The evidence for a ninth planet comes from the orbits of the six most distant known objects in the solar system. These are icy, Pluto-like objects well beyond the orbit of Neptune. If they were truly at the edge of our solar system, one would expect their orbits to be rather randomly distributed. But instead their orbits are bunched together a bit, which implies they interact with another large body. Based on orbital statistics, the estimated mass of this hypothetical body is about 10 times that of Earth, which would make it a bit smaller than Uranus.
But indirect evidence of this ninth planet isn’t enough. To prove it exists we would have to observe it. The hypothetical orbit of planet nine puts its average distance about 700 times further than the Earth from the Sun (astronomical units, AU), but its orbit would be highly eccentric, so it would likely come as close as 250 AU. If this planet is currently in the close part of its orbit, then it may have already been observed.

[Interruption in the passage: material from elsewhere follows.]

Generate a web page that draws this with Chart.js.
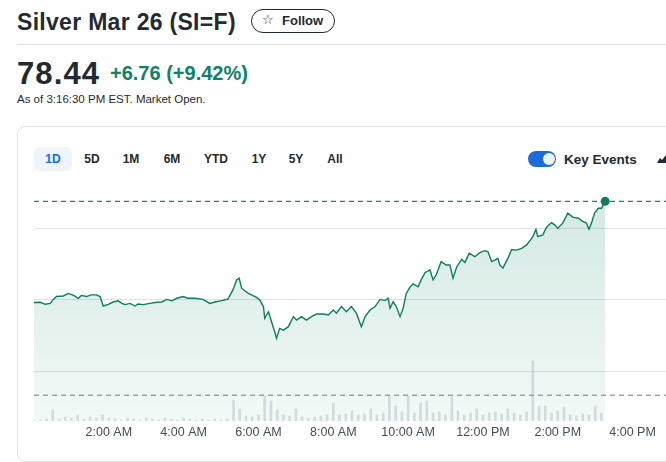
<!DOCTYPE html>
<html><head><meta charset="utf-8">
<script src="https://cdn.jsdelivr.net/npm/chart.js@4"></script>
<style>
html,body{margin:0;padding:0;background:#fff;}
body{width:666px;height:462px;overflow:hidden;position:relative;font-family:"Liberation Sans",Arial,sans-serif;color:#232a31;}
.abs{position:absolute;white-space:nowrap;}
#title{left:17px;top:8px;font-size:23px;font-weight:700;line-height:28px;letter-spacing:0.3px;}
#follow{left:251px;top:9px;width:82px;height:22px;border:1px solid #232a31;border-radius:12px;}
#star{left:262px;top:12px;font-size:13px;line-height:16px;font-family:"DejaVu Sans",sans-serif;}
#followTxt{left:282px;top:13px;font-size:13px;font-weight:700;line-height:16px;}
#divider{left:17px;top:44px;width:660px;height:1px;background:#e0e4e9;}
#price{left:17px;top:56px;font-size:31px;font-weight:700;line-height:36px;letter-spacing:1.1px;}
#chg{left:110px;top:61px;font-size:20px;font-weight:700;line-height:24px;color:#0c8464;}
#asof{left:17px;top:92px;font-size:11.5px;line-height:14px;}
#card{left:17px;top:126px;width:700px;height:334px;border:1px solid #e1e4e8;border-radius:8px;}
#tab1d{left:34px;top:147px;width:38px;height:24px;border-radius:6px;background:#eef5ff;}
.tab{top:152px;width:40px;text-align:center;font-size:12px;font-weight:700;line-height:14px;}
#toggle{left:528px;top:151px;width:28px;height:16px;border-radius:8px;background:#1b6bdb;}
#knob{left:543px;top:153px;width:12px;height:12px;border-radius:6px;background:#eef1f5;}
#ke{left:564px;top:152px;font-size:13.5px;font-weight:700;line-height:16px;}
#cv{position:absolute;left:0;top:180px;}
</style></head><body>
<div class="abs" id="title">Silver Mar 26 (SI=F)</div>
<div class="abs" id="follow"></div>
<div class="abs" id="star">☆</div>
<div class="abs" id="followTxt">Follow</div>
<div class="abs" id="divider"></div>
<div class="abs" id="price">78.44</div>
<div class="abs" id="chg">+6.76 (+9.42%)</div>
<div class="abs" id="asof">As of 3:16:30 PM EST. Market Open.</div>
<div class="abs" id="card"></div>
<div class="abs" id="tab1d"></div>
<div class="abs tab" style="left:33px;color:#0f69ff">1D</div>
<div class="abs tab" style="left:72px">5D</div>
<div class="abs tab" style="left:111px">1M</div>
<div class="abs tab" style="left:152px">6M</div>
<div class="abs tab" style="left:196px">YTD</div>
<div class="abs tab" style="left:239px">1Y</div>
<div class="abs tab" style="left:276px">5Y</div>
<div class="abs tab" style="left:315px">All</div>
<div class="abs" id="toggle"></div>
<div class="abs" id="knob"></div>
<div class="abs" id="ke">Key Events</div>
<svg class="abs" style="left:656px;top:154px" width="12" height="10"><polygon points="1,9 4,4 6,6 10,1 12,1 12,9" fill="#232a31"/></svg>
<canvas id="cv" width="700" height="270"></canvas>
<script>
const currentPrice = 78.44;
const prevClose = 71.68;
const times = [
"0:00","0:10","0:18","0:26","0:31","0:36","0:47","0:55","1:03","1:11",
"1:16","1:24","1:32","1:40","1:46","1:51","1:59","2:07","2:15","2:21",
"2:26","2:34","2:42","2:47","2:55","3:06","3:17","3:25","3:33","3:41",
"3:49","3:59","4:07","4:18","4:31","4:42","4:50","5:01","5:11","5:19",
"5:25","5:29","5:33","5:38","5:44","5:52","5:57","6:02","6:08","6:10",
"6:16","6:21","6:26","6:29","6:34","6:40","6:48","6:56","7:01","7:09",
"7:17","7:25","7:33","7:44","7:52","8:00","8:05","8:13","8:21","8:29",
"8:37","8:45","8:51","8:59","9:07","9:15","9:23","9:28","9:31","9:36",
"9:41","9:47","9:52","9:57","10:03","10:08","10:16","10:21","10:27","10:35",
"10:40","10:45","10:53","11:01","11:07","11:12","11:18","11:26","11:31","11:38",
"11:47","11:55","12:03","12:08","12:14","12:19","12:24","12:27","12:32","12:40",
"12:46","12:54","13:02","13:10","13:16","13:20","13:25","13:28","13:36","13:42",
"13:50","13:55","14:00","14:08","14:16","14:24","14:33","14:40","14:46","14:50",
"14:54","14:59","15:05","15:10","15:16"];
const prices = [
74.91,74.92,74.85,74.88,75.02,75.12,75.14,75.23,75.17,75.06,
75.16,75.12,75.18,75.18,75.12,74.79,74.85,74.93,74.97,74.88,
74.84,74.88,74.79,74.86,74.84,74.88,74.92,74.93,75.02,74.97,
75.06,75.12,75.06,75.06,75.02,74.88,74.93,74.98,75.03,75.35,
75.70,75.76,75.41,75.32,75.23,75.14,75.09,75.00,74.77,74.36,
74.59,74.24,73.89,73.66,74.01,73.95,74.07,74.42,74.30,74.42,
74.30,74.42,74.51,74.51,74.48,74.65,74.54,74.77,74.59,74.77,
74.54,74.07,74.42,74.65,74.77,75.02,74.98,75.06,74.71,74.94,
74.77,74.42,74.71,75.23,75.45,75.56,75.46,75.70,75.95,76.05,
75.70,75.87,76.34,76.22,76.22,75.76,76.16,76.42,76.31,76.63,
76.51,76.65,76.72,76.69,76.34,76.39,76.45,76.22,76.11,76.45,
76.76,76.74,76.80,76.92,77.09,77.21,77.46,77.21,77.27,77.54,
77.70,77.62,77.50,77.68,78.03,77.89,77.85,77.74,77.68,77.47,
77.68,78.03,78.20,78.20,78.44];
// volume per 10-minute slot starting 0:00 (hundreds of contracts)
const volStart = "0:00";
const volStepMin = 10;
const volumes = [
1,1,2,11,2,4,3,6,2,4, 3,6,3,2,1,3,2,1,3,2,
1,3,2,1,3,2,1,2,1,2, 1,2,21,12,5,4,6,25,20,11,
6,5,12,4,3,4,5,6,18,6, 7,10,6,7,12,6,8,25,15,9,
25,8,18,20,8,9,6,24,10,6, 8,12,6,8,9,7,12,8,6,9,
60,15,15,8,10,14,6,5,7,6, 15,8];
const axisStart = "0:00", axisEnd = "17:00";
const tickLabels = ["2:00 AM","4:00 AM","6:00 AM","8:00 AM","10:00 AM","12:00 PM","2:00 PM","4:00 PM"];

const toMin = s => { const [h,m] = s.split(":").map(Number); return h*60+m; };
const linePts = times.map((t,i)=>({x:toMin(t), y:prices[i]}));
const v0 = toMin(volStart);
const volPts = volumes.map((v,i)=>({x:v0+i*volStepMin, y:v}));
const xMin = toMin(axisStart), xMax = toMin(axisEnd);
const lastIdx = prices.length-1;

const ctx = document.getElementById('cv').getContext('2d');
new Chart(ctx, {
  type:'line',
  data:{datasets:[
    {type:'line', data:linePts, yAxisID:'y', borderColor:'#0b7d62', borderWidth:1.4, tension:0,
     pointRadius:c=>c.dataIndex===lastIdx?4.5:0, pointBackgroundColor:'#0b7d62', pointBorderWidth:0,
     fill:'start', order:1,
     backgroundColor:c=>{const a=c.chart.chartArea; if(!a) return 'rgba(13,132,100,0.12)';
       const g=c.chart.ctx.createLinearGradient(0,a.top,0,a.bottom);
       g.addColorStop(0,'rgba(13,132,100,0.19)'); g.addColorStop(1,'rgba(13,132,100,0.05)'); return g;}},
    {type:'line', data:[{x:xMin,y:currentPrice},{x:xMax,y:currentPrice}], yAxisID:'y', borderColor:'#17896e', borderWidth:1.2, borderDash:[5,4], pointRadius:0, fill:false, order:2},
    {type:'line', data:[{x:xMin,y:prevClose},{x:xMax,y:prevClose}], yAxisID:'y', borderColor:'#a2a6aa', borderWidth:1.5, borderDash:[5,4], pointRadius:0, fill:false, order:2},
    {type:'bar', data:volPts, yAxisID:'yv', backgroundColor:'rgba(200,204,210,0.6)', barThickness:2, order:3}
  ]},
  options:{
    responsive:false, animation:false, devicePixelRatio:1,
    layout:{padding:{left:34,right:30,top:5,bottom:0}},
    plugins:{legend:{display:false},tooltip:{enabled:false}},
    scales:{
      x:{type:'linear', min:xMin, max:xMax, offset:false,
         grid:{display:false, drawTicks:false}, border:{display:false},
         afterFit:s=>{s.height=29;},
         ticks:{stepSize:120, includeBounds:false, autoSkip:false, maxRotation:0, padding:4,
                color:'#464d55', font:{family:'"Liberation Sans", Arial', size:12.5},
                callback:v=>{const i=v/120-1; return (i>=0 && i<tickLabels.length)?tickLabels[i]:'';}}},
      y:{min:70.78, max:79.01, position:'left',
         grid:{color:'#dfe1e5', lineWidth:1, drawTicks:false}, border:{display:false},
         ticks:{display:false, stepSize:2.5, includeBounds:false},
         afterFit:s=>{s.width=0;}},
      yv:{min:0, max:236, display:false}
    }
  }
});
</script>
</body></html>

Large sky surveys such as WISE and Sky Survey could detect a Uranus sized planet out to about 300 AU. Planet nine could be lurking in their data, waiting to be found.
The problem is that identifying an object like planet nine is hard. It would be a faint object, and its motion across the sky would be rather small. So Zooniverse started a project where the general public could help categorize millions of objects in the in the Sky Survey data. Over just 3 days, more than 60,000 people identified about 5 million objects. Out of the data they found four objects that weren’t previously known and could satisfy the conditions for planet nine. The next step is to make new observations of these objects to see if they are asteroids, dwarf planets, or the hypothetical planet nine.
The chance that any of these candidate objects actually is planet nine is quite small. But this project is an amazing demonstration of the power of crowd sourced science. Without the general public, this project would have taken nearly four years. Although this particular data set has been analyzed, the good news is that other projects are also looking for the hypothetical planet. If you want to participate, check out Zooniverse’s Backyard Worlds, which is looking for planet nine and brown dwarfs.